* begin *
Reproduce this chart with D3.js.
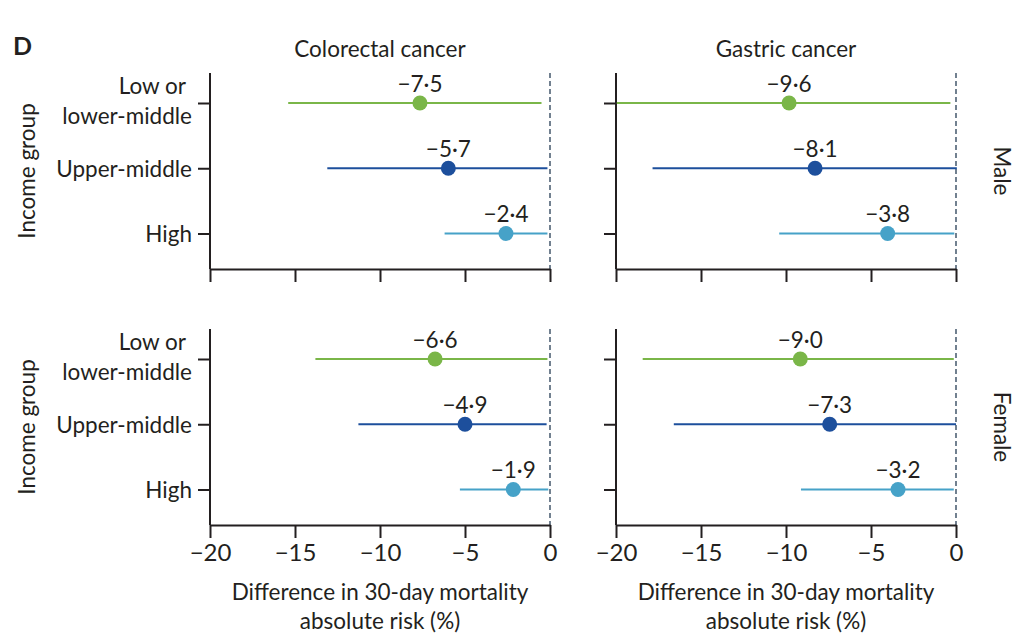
<!DOCTYPE html>
<html>
<head>
<meta charset="utf-8">
<script src="https://cdn.jsdelivr.net/npm/d3@7"></script>
<style>
  body { margin: 0; background: #fff; }
  text { font-family: Lato, "Open Sans", sans-serif; fill: #231f20; }
</style>
</head>
<body>
<svg id="chart" width="1026" height="634"></svg>
<script>
// categories
const cancers = ["Colorectal cancer", "Gastric cancer"];
const sexes = ["Male", "Female"];
const groups = ["Low or lower-middle", "Upper-middle", "High"];
const xTicks = [-20, -15, -10, -5, 0];
const groupColors = ["#7ab648", "#1d4f9c", "#46a2c8"];

// point estimates (as drawn), CI ends and printed labels, order: low, upper-middle, high
const colorectalMaleEst = [-7.65, -5.98, -2.59];
const colorectalMaleLo = [-15.4, -13.1, -6.2];
const colorectalMaleHi = [-0.5, -0.15, -0.15];
const colorectalMaleLabel = ["−7·5", "−5·7", "−2·4"];

const gastricMaleEst = [-9.82, -8.29, -4.02];
const gastricMaleLo = [-19.95, -17.85, -10.4];
const gastricMaleHi = [-0.33, 0.05, -0.1];
const gastricMaleLabel = ["−9·6", "−8·1", "−3·8"];

const colorectalFemaleEst = [-6.76, -5.0, -2.16];
const colorectalFemaleLo = [-13.8, -11.27, -5.3];
const colorectalFemaleHi = [-0.15, -0.2, -0.1];
const colorectalFemaleLabel = ["−6·6", "−4·9", "−1·9"];

const gastricFemaleEst = [-9.16, -7.43, -3.41];
const gastricFemaleLo = [-18.43, -16.6, -9.12];
const gastricFemaleHi = [-0.13, 0.0, -0.13];
const gastricFemaleLabel = ["−9·0", "−7·3", "−3·2"];

const panels = [
  { cancer: 0, sex: 0, est: colorectalMaleEst, lo: colorectalMaleLo, hi: colorectalMaleHi, labels: colorectalMaleLabel },
  { cancer: 1, sex: 0, est: gastricMaleEst, lo: gastricMaleLo, hi: gastricMaleHi, labels: gastricMaleLabel },
  { cancer: 0, sex: 1, est: colorectalFemaleEst, lo: colorectalFemaleLo, hi: colorectalFemaleHi, labels: colorectalFemaleLabel },
  { cancer: 1, sex: 1, est: gastricFemaleEst, lo: gastricFemaleLo, hi: gastricFemaleHi, labels: gastricFemaleLabel }
];

const svg = d3.select("#chart");
const fs = 22.5;

// panel layout
const colX = [210, 616], rowY = [73, 329];
const pw = 340, ph = 196;

const x = d3.scaleLinear().domain([-20, 0]).range([0, pw]);
const y = d3.scalePoint().domain(groups).range([30, 160.5]);

panels.forEach(p => {
  const g = svg.append("g").attr("transform", `translate(${colX[p.cancer]},${rowY[p.sex]})`);

  // reference line at 0
  g.append("line")
    .attr("x1", x(0)).attr("x2", x(0))
    .attr("y1", 0).attr("y2", ph)
    .attr("stroke", "#4f6275")
    .attr("stroke-width", 1.6)
    .attr("stroke-dasharray", "5,3");

  // x axis
  const xa = g.append("g")
    .attr("transform", `translate(0,${ph})`)
    .call(d3.axisBottom(x).tickValues(xTicks).tickSize(13).tickSizeOuter(0).tickPadding(6));
  xa.selectAll("text").style("font-size", "24px");
  if (p.sex === 0) xa.selectAll("text").remove();

  // y axis
  const ya = g.append("g")
    .call(d3.axisLeft(y).tickSize(12).tickPadding(6));
  ya.select(".domain").remove();
  ya.selectAll("text").style("font-size", fs + "px").attr("dy", "0.35em");
  if (p.cancer === 1) {
    ya.selectAll("text").remove();
  } else {
    // first group label wraps onto two lines
    const first = ya.selectAll(".tick").filter(d => d === groups[0]);
    first.select("text").attr("x", -24).attr("y", -17).text("Low or");
    first.append("text")
      .attr("fill", "currentColor")
      .attr("x", -18).attr("y", 13).attr("dy", "0.35em")
      .style("font-size", fs + "px")
      .text("lower-middle");
  }
  g.append("line")
    .attr("x1", 0).attr("x2", 0).attr("y1", 0).attr("y2", ph)
    .attr("stroke", "#231f20").attr("stroke-width", 2);
  g.selectAll(".domain, .tick line").attr("stroke", "#231f20").attr("stroke-width", 2);

  // CI lines
  g.selectAll(".ci")
    .data(groups)
    .join("line")
    .attr("class", "ci")
    .attr("x1", (d, i) => x(p.lo[i]))
    .attr("x2", (d, i) => x(p.hi[i]))
    .attr("y1", d => y(d)).attr("y2", d => y(d))
    .attr("stroke", (d, i) => groupColors[i])
    .attr("stroke-width", 2);

  // points
  g.selectAll(".pt")
    .data(groups)
    .join("circle")
    .attr("class", "pt")
    .attr("cx", (d, i) => x(p.est[i]))
    .attr("cy", d => y(d))
    .attr("r", 7.5)
    .attr("fill", (d, i) => groupColors[i]);

  // value labels
  g.selectAll(".val")
    .data(groups)
    .join("text")
    .attr("class", "val")
    .attr("x", (d, i) => x(p.est[i]))
    .attr("y", d => y(d) - 11.5)
    .attr("text-anchor", "middle")
    .style("font-size", fs + "px")
    .text((d, i) => p.labels[i]);
});

// column titles
cancers.forEach((c, i) => {
  svg.append("text")
    .attr("x", colX[i] + pw / 2).attr("y", 56.5)
    .attr("text-anchor", "middle")
    .style("font-size", fs + "px")
    .text(c);

  svg.append("text")
    .attr("x", colX[i] + pw / 2).attr("y", 600)
    .attr("text-anchor", "middle")
    .style("font-size", fs + "px")
    .text("Difference in 30-day mortality");
  svg.append("text")
    .attr("x", colX[i] + pw / 2).attr("y", 629)
    .attr("text-anchor", "middle")
    .style("font-size", fs + "px")
    .text("absolute risk (%)");
});

// row labels
sexes.forEach((s, i) => {
  const cy = rowY[i] + ph / 2;
  svg.append("text")
    .attr("transform", `translate(27,${cy}) rotate(-90)`)
    .attr("text-anchor", "middle")
    .attr("dy", "0.35em")
    .style("font-size", fs + "px")
    .text("Income group");
  svg.append("text")
    .attr("transform", `translate(1002,${cy}) rotate(90)`)
    .attr("text-anchor", "middle")
    .attr("dy", "0.35em")
    .style("font-size", fs + "px")
    .text(s);
});

svg.append("text")
  .attr("x", 13).attr("y", 55)
  .style("font-size", "25px")
  .style("font-weight", "bold")
  .text("D");
</script>
</body>
</html>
* end *
Determine how many lines of the data contain the word "chart", and reply with that number only.

3